Everything depends on the material, says Forrest. He says that he doesn't really think that the gullet between the teeth has to be big to effectively remove chips. He says that with so many teeth on a blade and the rpm and feed rate at a correct speed, each tip of the blade removes only a very small amount of material at one time.
The geometry of the blade
Different terms are often used to describe the same angle on saw teeth. Veening says, "The hook angle and cutting angle denote the same angle, which is the attack angle of the tooth. The smaller the pitch size of the blade, the higher the hook angle." For ripping, he says this would be 20 to 30 degrees, for cross cutting 10 to 15 degrees, for fine saw blades as little as 5 degrees and for melamine and non-ferrous metals 0 to -6 degrees is ideal.
Besides the angle of the teeth, there is also the shape of the teeth to consider. The five most widely used tooth profiles are flat top, alternate top bevel, hollow ground, triple chip and inverted V. There are also different combinations of these profiles.
"Flat type cuts you most always see in standard linear ripping applications, grooving or hogging. The advantage to the more straight flat cut is that you are in more control of the finish on the side without the broken cut, but often cannot control the exit cut," says Neer.
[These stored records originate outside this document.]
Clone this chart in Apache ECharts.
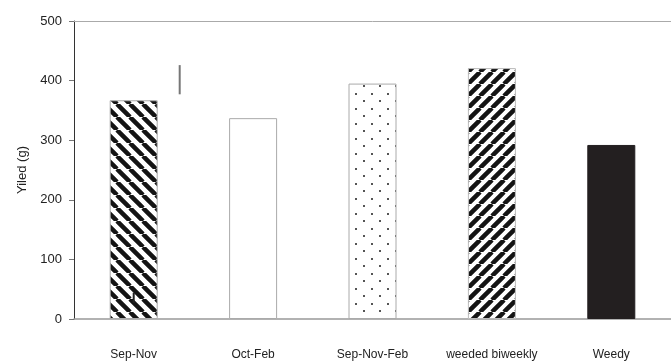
<!DOCTYPE html>
<html>
<head>
<meta charset="utf-8">
<script src="https://cdn.jsdelivr.net/npm/echarts@6/dist/echarts.min.js"></script>
<style>
  html, body { margin: 0; padding: 0; background: #fff; }
  #chart { width: 671px; height: 362px; }
</style>
</head>
<body>
<div id="chart"></div>
<script>
// Treatments and yields
const categories = ['Sep-Nov', 'Oct-Feb', 'Sep-Nov-Feb', 'weeded biweekly', 'Weedy'];
const yieldValues = [367, 337, 395, 421, 292];
const yTicks = [0, 100, 200, 300, 400, 500];
// Error whiskers: [category index, low, high]
const errorBars = [[0, 27, 44], [0, 377, 426]];

// Tile makers for the bar fills
function stripeTile(size, width, dir) {
  const c = document.createElement('canvas');
  c.width = size; c.height = size;
  const g = c.getContext('2d');
  g.fillStyle = '#fff';
  g.fillRect(0, 0, size, size);
  g.strokeStyle = '#141414';
  g.lineWidth = width;
  g.beginPath();
  for (let k = -1; k <= 1; k++) {
    if (dir === 'down') {
      g.moveTo(k * size, 0); g.lineTo(k * size + size, size);
    } else {
      g.moveTo(k * size, size); g.lineTo(k * size + size, 0);
    }
  }
  g.stroke();
  return c;
}
function dotTile() {
  const c = document.createElement('canvas');
  c.width = 16; c.height = 15;
  const g = c.getContext('2d');
  g.fillStyle = '#fff';
  g.fillRect(0, 0, 16, 15);
  g.fillStyle = '#555';
  g.fillRect(3, 3, 2, 2);
  g.fillRect(11, 10, 2, 2);
  return c;
}

const fills = [
  { image: stripeTile(13, 4.5, 'down'), repeat: 'repeat' },
  '#ffffff',
  { image: dotTile(), repeat: 'repeat' },
  { image: stripeTile(12, 4.5, 'up'), repeat: 'repeat' },
  '#231f20'
];
const borders = ['#aaaaaa', '#aaaaaa', '#aaaaaa', '#bbbbbb', '#231f20'];

const chart = echarts.init(document.getElementById('chart'), null, { renderer: 'canvas' });
const font = 'Liberation Sans, Arial, sans-serif';

chart.setOption({
  animation: false,
  backgroundColor: '#fff',
  grid: { left: 74, top: 21, width: 598, height: 298 },
  xAxis: [{
    type: 'category',
    data: categories,
    axisLine: { lineStyle: { color: '#999', width: 1.5 } },
    axisTick: { show: false },
    axisLabel: { margin: 30, fontSize: 12, color: '#222', fontFamily: font, interval: 0 }
  }, {
    type: 'category',
    position: 'top',
    data: categories,
    axisLine: { lineStyle: { color: '#aaa', width: 1 } },
    axisTick: { show: false },
    axisLabel: { show: false }
  }],
  yAxis: {
    type: 'value',
    min: yTicks[0],
    max: yTicks[yTicks.length - 1],
    interval: 100,
    name: 'Yiled (g)',
    nameLocation: 'middle',
    nameGap: 45,
    nameTextStyle: { fontSize: 13, color: '#222', fontFamily: font },
    axisLine: { show: true, lineStyle: { color: '#333', width: 1 } },
    axisTick: { show: true, length: 5, lineStyle: { color: '#777' } },
    axisLabel: { margin: 12, fontSize: 13, color: '#222', fontFamily: font },
    splitLine: { show: false }
  },
  series: [{
    type: 'bar',
    barWidth: 48,
    data: yieldValues.map((v, i) => ({
      value: v,
      itemStyle: { color: fills[i], borderColor: borders[i], borderWidth: 1 }
    }))
  }, {
    type: 'custom',
    data: errorBars,
    renderItem: function (params, api) {
      const idx = params.dataIndex;
      const low = api.coord([api.value(0), api.value(1)]);
      const high = api.coord([api.value(0), api.value(2)]);
      const shift = idx === 0 ? 0 : 46;
      const color = idx === 0 ? '#222' : '#777';
      return {
        type: 'line',
        shape: { x1: low[0] + shift, y1: low[1], x2: high[0] + shift, y2: high[1] },
        style: { stroke: color, lineWidth: 2 }
      };
    },
    z: 5
  }]
});
</script>
</body>
</html>
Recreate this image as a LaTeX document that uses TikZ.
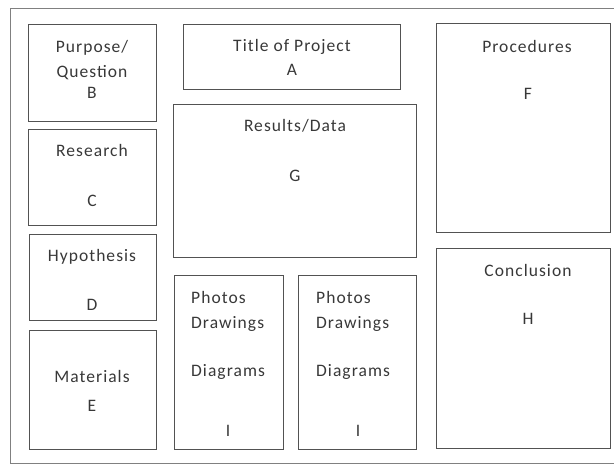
\documentclass[tikz,border=0pt]{standalone}
\usepackage{fontspec}
\setmainfont[LetterSpace=6]{Carlito}
\begin{document}
\begin{tikzpicture}[x=1pt,y=-1pt,
  box/.style={draw=black!68, line width=1.3pt, anchor=north west, inner sep=0pt},
  lbl/.style={anchor=base, inner sep=0pt, text=black!78, font=\fontsize{17.5}{21}\selectfont},
  lbll/.style={lbl, anchor=base west}]
\useasboundingbox (0,0) rectangle (614,465);
\draw[draw=black!50, line width=0.9pt] (10,463) -- (10,8) -- (616,8);
\draw[draw=black!50, line width=0.9pt] (10,463) -- (616,463);
% boxes
\node[box, minimum width=128pt, minimum height=97pt] (B) at (28,24) {};
\node[box, minimum width=128pt, minimum height=96pt] (C) at (28,129) {};
\node[box, minimum width=127pt, minimum height=86pt] (D) at (29,234) {};
\node[box, minimum width=127pt, minimum height=119pt] (E) at (29,330) {};
\node[box, minimum width=217pt, minimum height=65pt] (A) at (183,24) {};
\node[box, minimum width=243pt, minimum height=153pt] (G) at (173,104) {};
\node[box, minimum width=109pt, minimum height=174pt] (I1) at (174,275) {};
\node[box, minimum width=118pt, minimum height=174pt] (I2) at (298,275) {};
\node[box, minimum width=174pt, minimum height=209pt] (F) at (436,23) {};
\node[box, minimum width=174pt, minimum height=200pt] (H) at (436,248) {};
% labels
\node[lbl] (tB1) at (92,53) {Purpose/};
\node[lbl] (tB2) at (92,78) {Question};
\node[lbl] (tB3) at (92,99) {B};
\node[lbl] (tC1) at (92,157) {Research};
\node[lbl] (tC2) at (92,207) {C};
\node[lbl] (tD1) at (92,262) {Hypothesis};
\node[lbl] (tD2) at (92,311) {D};
\node[lbl] (tE1) at (92,383) {Materials};
\node[lbl] (tE2) at (92,412) {E};
\node[lbl] (tA1) at (292,52) {Title of Project};
\node[lbl] (tA2) at (292,76) {A};
\node[lbl] (tG1) at (295,132) {Results/Data};
\node[lbl] (tG2) at (295,182) {G};
\node[lbl] (tF1) at (527,53) {Procedures};
\node[lbl] (tF2) at (528,100) {F};
\node[lbl] (tH1) at (528,277) {Conclusion};
\node[lbl] (tH2) at (528,325) {H};
\node[lbll] (tI1a) at (191,304) {Photos};
\node[lbll] (tI1b) at (191,329) {Drawings};
\node[lbll] (tI1c) at (191,377) {Diagrams};
\node[lbl] (tI1d) at (228,436) {I};
\node[lbll] (tI2a) at (316,304) {Photos};
\node[lbll] (tI2b) at (316,329) {Drawings};
\node[lbll] (tI2c) at (316,377) {Diagrams};
\node[lbl] (tI2d) at (358,436) {I};
\end{tikzpicture}
\end{document}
ATB teeth are often used in non-scoring applications. "We typically use this grind where we want a good clean top cut and a minimized chipping on the exit cut," says Neer.
Hollow-ground teeth have extremely precise upper points that give an optimum finish, and are considered ideal for double-sided coated boards, says Neer. However, this tooth configuration is fragile and prone to breakage, and sharpening is more critical, say manufacturers.
"Triple chip is best for manmade materials, which are typically hard or brittle," says Leavens, but is not good for cross cutting in solid woods.
"The blade (triple chip) has an excellent finish characteristic, but because of the flat raker tooth you cannot control the exit so you must use scoring," says Neer. "Triple chip blades are generally known as the 'standard' when it comes to horizontal beam saws," he adds.
The inverted V is often used in conjunction with other teeth configurations or a scoring blade. "It is a very good tracking saw, which is used in a lot of diamond saw blade applications," says Neer.
Whatever blade you use to get the finish you want, adjustments to the blade height can also improve the finish. "For example, proper blade height is essential to chip-free cuts," says Freud Tools. "If you experience chipping on the bottom of the material, lower the blade slightly. If there is chipping in the top of the material, the blade height should be increased slightly."
Thin versus thick
Tiny Coffin of L.S. Starrett says that with the price of lumber climbing ever higher, more companies are considering thinner blades, which produce less waste.
Thickness of the blade affects yield, the quality of the cut, how much power is required and the rigidity of the blade. "The wider the cut is, the more horsepower is needed. Some of the cheaper table saws and miter saws do not have the power to run an industrial blade," says Veening.
The disadvantage of thinner blades is primarily less durability. "The blades are more delicate and expensive to maintain, typically needing more adjustments in tension and strengthening, and a high level of calibration in the machinery running the blades," says Neer.
"A blade for ripping is normally made with a heavier plate than a fine trim saw simply because it has to work harder and still remain stable in the cut," says Veening. With a thinner blade there's less stability and it has a tendency to wander through the cut, giving a bad finish, he says.